--- EXERCISE PROMPT ---
Working from the top of the listing below, retype each line through the line containing "const BIN_WIDTH = 1;", both included, with no pictures.

====== COLLECTED DATA ======

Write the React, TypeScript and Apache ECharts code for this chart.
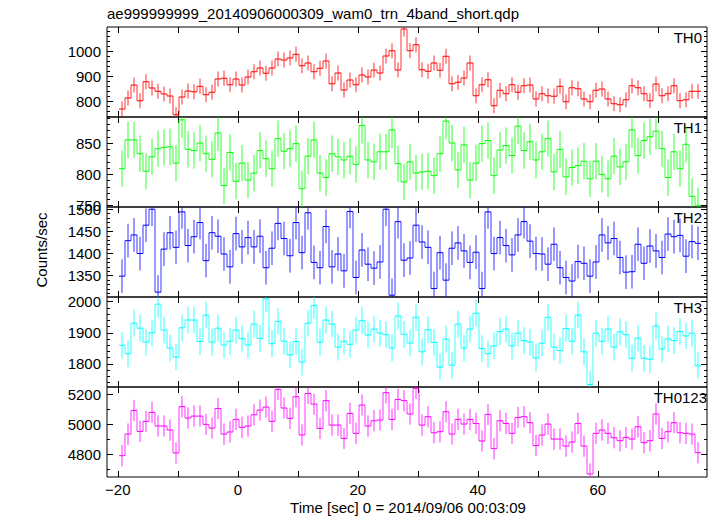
import React, { useEffect, useRef } from "react";
import * as echarts from "echarts";

// ---- data (1-s bins, first bin starts at -19.8 s) ----
const BIN_START = -19.8;
const BIN_WIDTH = 1;

const th0 = [768, 812, 864, 801, 877, 852, 839, 828, 820, 745, 816, 840, 837, 859, 825, 835, 888, 891, 865, 888,
  864, 896, 917, 932, 911, 932, 968, 964, 972, 987, 941, 952, 917, 931, 960, 869, 912, 844, 884, 865,
  904, 896, 924, 912, 980, 1001, 924, 1088, 1001, 1025, 925, 919, 952, 923, 979, 869, 875, 892, 952, 821,
  865, 885, 781, 843, 829, 865, 835, 861, 864, 808, 829, 821, 819, 859, 797, 853, 849, 808, 797, 843,
  848, 808, 789, 785, 805, 861, 853, 829, 801, 868, 821, 829, 861, 801, 805, 839, 839];

const th1 = [809, 855, 855, 833, 805, 828, 841, 843, 844, 818, 887, 840, 838, 850, 833, 824, 866, 782, 835, 789,
  818, 791, 802, 838, 825, 809, 857, 837, 841, 849, 777, 829, 855, 802, 795, 833, 828, 823, 829, 816,
  878, 823, 820, 836, 836, 871, 817, 788, 820, 802, 804, 805, 798, 833, 885, 850, 807, 847, 791, 818,
  849, 854, 798, 839, 846, 830, 877, 838, 852, 823, 836, 857, 804, 840, 796, 811, 814, 821, 793, 821,
  800, 793, 829, 812, 820, 871, 830, 854, 860, 869, 841, 795, 836, 809, 848, 765, 750];

const th2 = [1349, 1429, 1442, 1400, 1464, 1500, 1313, 1410, 1447, 1414, 1494, 1418, 1438, 1470, 1384, 1447, 1439, 1399, 1370, 1445,
  1415, 1436, 1415, 1439, 1368, 1412, 1468, 1434, 1395, 1470, 1402, 1492, 1380, 1368, 1461, 1370, 1399, 1361, 1495, 1346,
  1408, 1376, 1367, 1381, 1500, 1306, 1472, 1385, 1390, 1464, 1426, 1414, 1321, 1402, 1340, 1412, 1424, 1406, 1380, 1403,
  1321, 1494, 1400, 1436, 1418, 1397, 1442, 1472, 1428, 1400, 1399, 1376, 1421, 1368, 1346, 1338, 1382, 1378, 1349, 1381,
  1442, 1424, 1434, 1391, 1358, 1359, 1421, 1378, 1417, 1406, 1391, 1444, 1438, 1441, 1394, 1427, 1423];

const th3 = [1860, 1833, 1931, 1915, 1870, 1900, 1992, 1909, 1851, 1822, 1916, 1941, 1941, 1872, 1957, 1870, 1915, 1861, 1873, 1909,
  1881, 1861, 1928, 1882, 2009, 1865, 1937, 1873, 1829, 1872, 1806, 1931, 1988, 1870, 1941, 1928, 1854, 1873, 1863, 1909,
  1939, 1893, 1912, 1899, 1894, 1851, 1954, 1895, 1867, 1950, 1839, 1910, 1869, 1790, 1880, 1796, 1928, 1851, 1912, 1963,
  1849, 1833, 1858, 1904, 1912, 1858, 1899, 1875, 1870, 1819, 1867, 1950, 1854, 1843, 1914, 1873, 1957, 1839, 1734, 1899,
  1873, 1912, 1854, 1903, 1894, 1818, 1883, 1818, 1815, 1922, 1848, 1880, 1875, 1904, 1890, 1899, 1794];

const th0123 = [4789, 4933, 5091, 4951, 5018, 5078, 4987, 4987, 4960, 4807, 5116, 5040, 5053, 5053, 4998, 4973, 5104, 4933, 4947, 5031,
  4978, 4987, 5062, 5093, 5113, 5018, 5231, 5107, 5038, 5182, 4927, 5204, 5133, 4971, 5156, 4993, 4993, 4904, 5071, 4938,
  5127, 4987, 5022, 5027, 5209, 5031, 5164, 5156, 5067, 5238, 4993, 5049, 4942, 4949, 5082, 4933, 5031, 5000, 5031, 5004,
  4887, 5064, 4836, 5022, 5004, 4938, 5044, 5049, 5009, 4856, 4927, 5000, 4900, 4900, 4853, 4880, 5004, 4853, 4667, 4938,
  4960, 4938, 4909, 4889, 4911, 4900, 4982, 4876, 4889, 5067, 4904, 4949, 5009, 4942, 4938, 4933, 4809];

const bandSeries = [th0, th1, th2, th3, th0123];
const bandNames = ["TH0", "TH1", "TH2", "TH3", "TH0123"];
const bandErrors = [30, 29, 38, 43, 71];
const bandColors = ["#ff0000", "#00ff00", "#0000ff", "#00ffff", "#ff00ff"];
const yMins = [736, 748, 1302, 1726, 4647];
const yMaxs = [1096, 891.5, 1505, 2015, 5247];
const yLabelTicks = [
  [800, 900, 1000],
  [750, 800, 850],
  [1350, 1400, 1450, 1500],
  [1800, 1900, 2000],
  [4800, 5000, 5200],
];
const yMinorSteps = [20, 10, 10, 20, 100];
const xMin = -21.8;
const xMax = 78.2;
const xLabelTicks = [-20, 0, 20, 40, 60];
const xAllTicks = [-20, -10, 0, 10, 20, 30, 40, 50, 60, 70];

const titleText = "ae999999999_20140906000309_wam0_trn_4band_short.qdp";
const yTitle = "Counts/sec";
const xTitle = "Time [sec] 0 = 2014/09/06 00:03:09";

// ---- layout ----
const GRID_LEFT = 107;
const GRID_WIDTH = 600;
const GRID_TOPS = [27, 117, 207, 297, 387];
const GRID_H = 90;
const FONT = "'Liberation Sans', Arial, Helvetica, sans-serif";
const FS = 15;

function minorTicks(min: number, max: number, step: number, majors: number[]) {
  const out: number[] = [];
  let v = Math.ceil(min / step) * step;
  while (v <= max) {
    if (!majors.includes(v)) out.push(v);
    v += step;
  }
  return out;
}

export default function App() {
  const ref = useRef<HTMLDivElement>(null);
  useEffect(() => {
    document.body.style.margin = "0";
    const chart = echarts.init(ref.current!, null, { renderer: "svg" });
    const grid: any[] = [];
    const xAxis: any[] = [];
    const yAxis: any[] = [];
    const series: any[] = [];
    const graphic: any[] = [];

    for (let i = 0; i < 5; i++) {
      grid.push({
        left: GRID_LEFT,
        width: GRID_WIDTH,
        top: GRID_TOPS[i],
        height: GRID_H,
        show: true,
        borderColor: "#000",
        borderWidth: 1,
        backgroundColor: "transparent",
      });
      for (const pos of ["bottom", "top"]) {
        xAxis.push({
          type: "value",
          gridIndex: i,
          position: pos,
          min: xMin,
          max: xMax,
          axisLine: { show: false, onZero: false },
          splitLine: { show: false },
          axisTick: {
            show: true,
            inside: true,
            length: 6,
            customValues: xAllTicks,
            lineStyle: { color: "#000", width: 1 },
          },
          axisLabel: {
            show: pos === "bottom" && i === 4,
            customValues: xLabelTicks,
            margin: 5,
            color: "#000",
            fontFamily: FONT,
            fontSize: FS,
            formatter: (v: number) => String(v).replace("-", "\u2212"),
          },
        });
      }
      const majors = yLabelTicks[i];
      const minors = minorTicks(yMins[i], yMaxs[i], yMinorSteps[i], majors);
      for (const pos of ["left", "right"]) {
        yAxis.push({
          type: "value",
          gridIndex: i,
          position: pos,
          min: yMins[i],
          max: yMaxs[i],
          axisLine: { show: false, onZero: false },
          splitLine: { show: false },
          axisTick: {
            show: true,
            inside: true,
            length: 6,
            customValues: majors,
            lineStyle: { color: "#000", width: 1 },
          },
          axisLabel: {
            show: pos === "left",
            customValues: majors,
            margin: 6,
            color: "#000",
            fontFamily: FONT,
            fontSize: FS,
            formatter: (v: number) => String(v),
          },
        });
        yAxis.push({
          type: "value",
          gridIndex: i,
          position: pos,
          min: yMins[i],
          max: yMaxs[i],
          axisLine: { show: false, onZero: false },
          splitLine: { show: false },
          axisTick: {
            show: true,
            inside: true,
            length: 3,
            customValues: minors,
            lineStyle: { color: "#000", width: 1 },
          },
          axisLabel: { show: false },
        });
      }

      const vals = bandSeries[i];
      const err = bandErrors[i];
      const color = bandColors[i];
      const data = vals.map((v, k) => [
        BIN_START + BIN_WIDTH * (k + 0.5),
        v,
        k < vals.length - 1 ? vals[k + 1] : v,
        err,
      ]);
      series.push({
        type: "custom",
        xAxisIndex: 2 * i,
        yAxisIndex: 4 * i,
        data,
        encode: { x: 0, y: 1 },
        silent: true,
        renderItem: (params: any, api: any) => {
          const cs = params.coordSys;
          const clampY = (y: number) => Math.max(cs.y, Math.min(cs.y + cs.height, y));
          const t = api.value(0);
          const v = api.value(1);
          const nx = api.value(2);
          const e = api.value(3);
          const pl = api.coord([t - BIN_WIDTH / 2, v]);
          const pr = api.coord([t + BIN_WIDTH / 2, v]);
          const pc = api.coord([t, v]);
          const pt = api.coord([t, v + e]);
          const pb = api.coord([t, v - e]);
          const pn = api.coord([t + BIN_WIDTH / 2, nx]);
          const st = { stroke: color, lineWidth: 1, fill: null };
          const sv = { stroke: color, lineWidth: 1, fill: null, opacity: 0.8 };
          return {
            type: "group",
            children: [
              { type: "line", shape: { x1: pl[0], y1: clampY(pl[1]), x2: pr[0], y2: clampY(pr[1]) }, style: st },
              { type: "line", shape: { x1: pc[0], y1: clampY(pt[1]), x2: pc[0], y2: clampY(pb[1]) }, style: sv },
              { type: "line", shape: { x1: pr[0], y1: clampY(pr[1]), x2: pn[0], y2: clampY(pn[1]) }, style: sv },
            ],
          };
        },
      });

      graphic.push({
        type: "text",
        right: i === 4 ? 10 : 15,
        top: GRID_TOPS[i] + 3,
        style: { text: bandNames[i], fill: "#000", font: `${FS}px ${FONT}` },
      });
    }

    graphic.push({
      type: "text",
      left: 107,
      top: 6,
      style: { text: titleText, fill: "#000", font: `${FS}px ${FONT}` },
    });
    graphic.push({
      type: "text",
      x: 41,
      y: 250,
      rotation: Math.PI / 2,
      style: { text: yTitle, fill: "#000", font: `${FS}px ${FONT}`, align: "center", verticalAlign: "middle" },
    });
    graphic.push({
      type: "text",
      x: 408,
      y: 507,
      style: { text: xTitle, fill: "#000", font: `${FS}px ${FONT}`, align: "center", verticalAlign: "middle" },
    });

    chart.setOption({
      animation: false,
      backgroundColor: "#fff",
      grid,
      xAxis,
      yAxis,
      series,
      graphic,
    });
    return () => chart.dispose();
  }, []);
  return <div ref={ref} style={{ position: "fixed", left: 0, top: 0, width: 717, height: 516 }} />;
}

======

--- SOLVED PROBLEM ---
Write the React, TypeScript and Apache ECharts code for this chart.
import React, { useEffect, useRef } from "react";
import * as echarts from "echarts";

// ---- data (1-s bins, first bin starts at -19.8 s) ----
const BIN_START = -19.8;
const BIN_WIDTH = 1;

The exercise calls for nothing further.